Soho, UK | ‘Once Upon A Time In Hollywood’ to transport iconic Soho record store to 1969: Sony Pictures & Columbia Records have partnered with Soho music store Sounds Of The Universe to celebrate the release of Quentin Tarantino’s Once Upon a Time… In Hollywood – in UK cinemas from 14 August. Fans who visit the store at 7 Broadwick Street, (W1F 0DA) on Tuesday 30 July (opening hours 10am – 8pm) will be transported back to 1969 and the golden age of Hollywood, in a fully immersive experience inspired by the release of Quentin Tarantino’s 9th movie. Early bird visitors will be able to purchase an exclusive, limited-edition white label vinyl of the Once Upon a Time… in Hollywood soundtrack (RRP £45) in advance of the late-September street date for standard vinyl. In addition, the first 60 people through the door will receive a ticket to a special London screening of the movie on 6 August – eight days before it’s released in UK cinemas.
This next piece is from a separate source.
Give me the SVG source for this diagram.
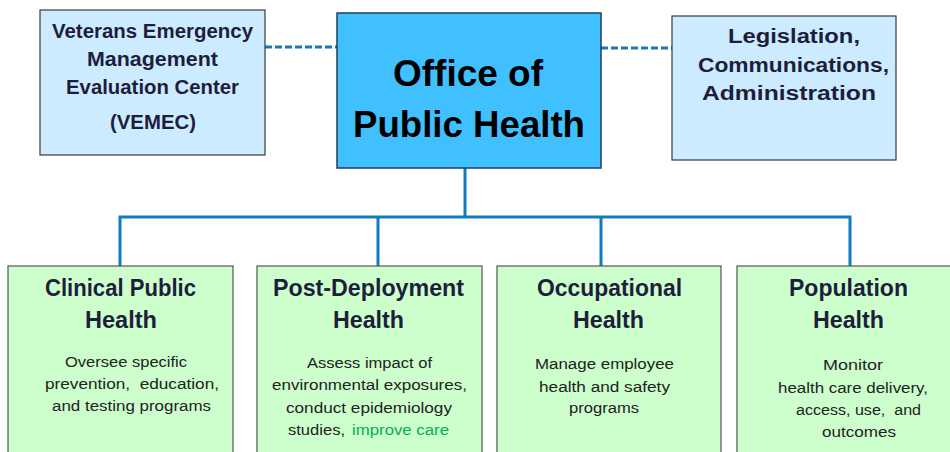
<svg xmlns="http://www.w3.org/2000/svg" width="950" height="452" viewBox="0 0 950 452">
<style>
.side{fill:#CCEBFF;stroke:#3a3a3a;stroke-width:1.2}
.main{fill:#40C0FF;stroke:#1E3F5A;stroke-width:1.5}
.unit{fill:#CCFFCC;stroke:#555;stroke-width:1.2}
.hd{font-family:"Liberation Sans",Arial,sans-serif;font-weight:bold;fill:#1E1E3C;text-anchor:middle}
.big{font-family:"Liberation Sans",Arial,sans-serif;font-weight:bold;fill:#000;text-anchor:middle;font-size:37px}
.ds{font-family:"Liberation Sans",Arial,sans-serif;fill:#222;text-anchor:middle;font-size:15.5px}
.conn{stroke:#0E7CC0;stroke-width:3;fill:none}
.dash{stroke:#1A78B8;stroke-width:3;fill:none;stroke-dasharray:7 3}
</style>
<rect width="950" height="452" fill="#fff"/>
<g id="connectors">
<path class="dash" d="M265 47H337"/>
<path class="dash" d="M601 48H672"/>
<path class="conn" d="M465 168V217"/>
<path class="conn" d="M120 266V217H850V266"/>
<path class="conn" d="M378 217V266"/>
<path class="conn" d="M601 217V266"/>
</g>
<g id="vemec">
<rect class="side" x="40" y="10" width="225" height="145"/>
<text class="hd" font-size="19.5" x="152.5" y="38" textLength="201" lengthAdjust="spacingAndGlyphs">Veterans Emergency</text>
<text class="hd" font-size="19.5" x="152.5" y="66" textLength="131" lengthAdjust="spacingAndGlyphs">Management</text>
<text class="hd" font-size="19.5" x="152.5" y="94" textLength="173" lengthAdjust="spacingAndGlyphs">Evaluation Center</text>
<text class="hd" font-size="19.5" x="153" y="129" textLength="86" lengthAdjust="spacingAndGlyphs">(VEMEC)</text>
</g>
<g id="office">
<rect class="main" x="337" y="13" width="264" height="155"/>
<text class="big" x="468" y="86" textLength="150" lengthAdjust="spacingAndGlyphs">Office of</text>
<text class="big" x="469" y="137" textLength="232" lengthAdjust="spacingAndGlyphs">Public Health</text>
</g>
<g id="legislation">
<rect class="side" x="672" y="16" width="224" height="144"/>
<text class="hd" font-size="19.5" x="794" y="43" textLength="132" lengthAdjust="spacingAndGlyphs">Legislation,</text>
<text class="hd" font-size="19.5" x="793.5" y="72" textLength="191" lengthAdjust="spacingAndGlyphs">Communications,</text>
<text class="hd" font-size="19.5" x="789" y="100" textLength="174" lengthAdjust="spacingAndGlyphs">Administration</text>
</g>
<g id="clinical">
<rect class="unit" x="8" y="266" width="225" height="200"/>
<text class="hd" font-size="23" x="120.5" y="296" textLength="151" lengthAdjust="spacingAndGlyphs">Clinical Public</text>
<text class="hd" font-size="23" x="121" y="328" textLength="72" lengthAdjust="spacingAndGlyphs">Health</text>
<text class="ds" x="126" y="367" textLength="122" lengthAdjust="spacingAndGlyphs">Oversee specific</text>
<text class="ds" x="132" y="389" textLength="174" lengthAdjust="spacingAndGlyphs" xml:space="preserve">prevention,  education,</text>
<text class="ds" x="131.5" y="411" textLength="159" lengthAdjust="spacingAndGlyphs">and testing programs</text>
</g>
<g id="postdeployment">
<rect class="unit" x="257" y="266" width="225" height="200"/>
<text class="hd" font-size="23" x="368.5" y="296" textLength="191" lengthAdjust="spacingAndGlyphs">Post-Deployment</text>
<text class="hd" font-size="23" x="368.5" y="328" textLength="71" lengthAdjust="spacingAndGlyphs">Health</text>
<text class="ds" x="369.5" y="368" textLength="125" lengthAdjust="spacingAndGlyphs">Assess impact of</text>
<text class="ds" x="369.5" y="390" textLength="195" lengthAdjust="spacingAndGlyphs">environmental exposures,</text>
<text class="ds" x="369" y="413" textLength="166" lengthAdjust="spacingAndGlyphs">conduct epidemiology</text>
<text class="ds" x="288" y="435" style="text-anchor:start" textLength="57" lengthAdjust="spacingAndGlyphs">studies,</text>
<text class="ds" x="352" y="435" style="text-anchor:start;fill:#00B050" textLength="97" lengthAdjust="spacingAndGlyphs">improve care</text>
</g>
<g id="occupational">
<rect class="unit" x="497" y="266" width="224" height="200"/>
<text class="hd" font-size="23" x="609.5" y="296" textLength="145" lengthAdjust="spacingAndGlyphs">Occupational</text>
<text class="hd" font-size="23" x="608.5" y="328" textLength="71" lengthAdjust="spacingAndGlyphs">Health</text>
<text class="ds" x="604.5" y="369" textLength="139" lengthAdjust="spacingAndGlyphs">Manage employee</text>
<text class="ds" x="604.5" y="392" textLength="131" lengthAdjust="spacingAndGlyphs">health and safety</text>
<text class="ds" x="604" y="413" textLength="70" lengthAdjust="spacingAndGlyphs">programs</text>
</g>
<g id="population">
<rect class="unit" x="737" y="266" width="230" height="200"/>
<text class="hd" font-size="23" x="848.5" y="296" textLength="119" lengthAdjust="spacingAndGlyphs">Population</text>
<text class="hd" font-size="23" x="848.5" y="328" textLength="71" lengthAdjust="spacingAndGlyphs">Health</text>
<text class="ds" x="853" y="370" textLength="60" lengthAdjust="spacingAndGlyphs">Monitor</text>
<text class="ds" x="853" y="393" textLength="150" lengthAdjust="spacingAndGlyphs">health care delivery,</text>
<text class="ds" x="858.5" y="415" textLength="125" lengthAdjust="spacingAndGlyphs" xml:space="preserve">access, use,  and</text>
<text class="ds" x="859" y="437" textLength="74" lengthAdjust="spacingAndGlyphs">outcomes</text>
</g>
</svg>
Lancaster, UK | Lancaster man’s vinyl collection – including rarities and John Peel favourites – set to fetch thousands at auction: A Lancaster man’s vinyl collection could make thousands when it goes to auction next month. A selection from more than 5,000 records – spanning the 1960s to the 2000s – will go up for auction at 1818 Auctioneers on Monday August 19. Bob Beckett, who shared a terraced house in Lancaster with his mum, was passionate about music and an avid collector who would despatch his sister out each week with a list of records to track down. Lancaster valuer and record label owner, Simon Norfolk, has the job of cataloguing the collection for 1818 Auctioneers, on behalf of Bob’s family. He estimates the collection is large enough to fill a 75 square feet container and it is being sold through a number of 1818 Auctioneers music sales this year and next. Simon said: “Bob was collecting right up until last year, when he sadly passed away.